$\gamma$-Ray Flashes from Dark Photons in Neutron Star Mergers

In this Letter we begin the study of visible dark sector signals coming from binary neutron star mergers. We focus on dark photons emitted in the 10 ms–1 s after the merger, and show how they can lead to bright transient $\gamma$-ray signals. The signal will be approximately isotropic, and for much of the interesting parameter space will be close to thermal, with an apparent temperature of $\sim 100\mathrm{keV}$. These features can distinguish the dark photon signal from the expected short $\gamma$-ray bursts produced in neutron star mergers, which are beamed in a small angle and nonthermal. We calculate the expected signal strength and show that for dark photon masses in the 1–100 MeV range it can easily lead to total luminosities larger than ${10}^{46}\mathrm{ergs}$ for much of the unconstrained parameter space. This signal can be used to probe a large fraction of the unconstrained parameter space motivated by freeze-in dark matter scenarios with interactions mediated by a dark photon in that mass range.
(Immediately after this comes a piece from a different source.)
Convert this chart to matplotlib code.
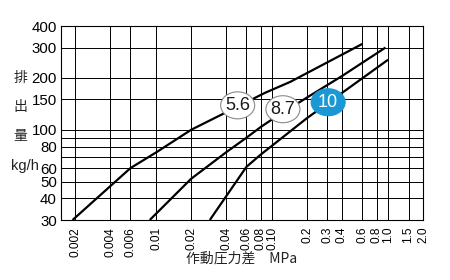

We also comment on future improvements when proposed telescopes and midband gravitational detectors become operational.

Figure 1

Luminosity of dark photons with $\epsilon ={10}^{-10}$, produced in BNS mergers using the simplified profile. We use $T=30\mathrm{MeV}$ (blue curve) for calculations in this Letter. The dashed and dotted lines show luminosity for other values of temperature. The enhancement near 10 MeV comes from resonant mixing between the dark photon and the photon.

Figure 2

The left (right) plot shows the conditions produced when the merger emits dark photons for 10 ms (1 s). The red region marks where the dark photons form a fireball which produces a thermal spectrum; below it dark photons generate a dimmer nonthermal signal. The dark gray region shows where the dark photon decay length is less than 1000 km (close enough to the merger remnant that baryons could affect the signal). The purple line shows the minimum $\epsilon$ needed to produce a signal visible to Fermi GBM for a merger 100 Mpc away ($\sim 2\times {10}^{46}\mathrm{ergs}$), and the blue line shows parameters for a ${10}^{44}\mathrm{erg}$ signal. The light gray regions marked SN Cooling and SN Emission show the parameter space already ruled out by astrophysical observations [37, 39]. The light blue regions labeled $N_{\mathrm{eff}}$ and BBN mark space excluded by cosmological observations [35, 57, 58, 59]. For potential additional complementary constraints, see also Refs. [39, 60, 61].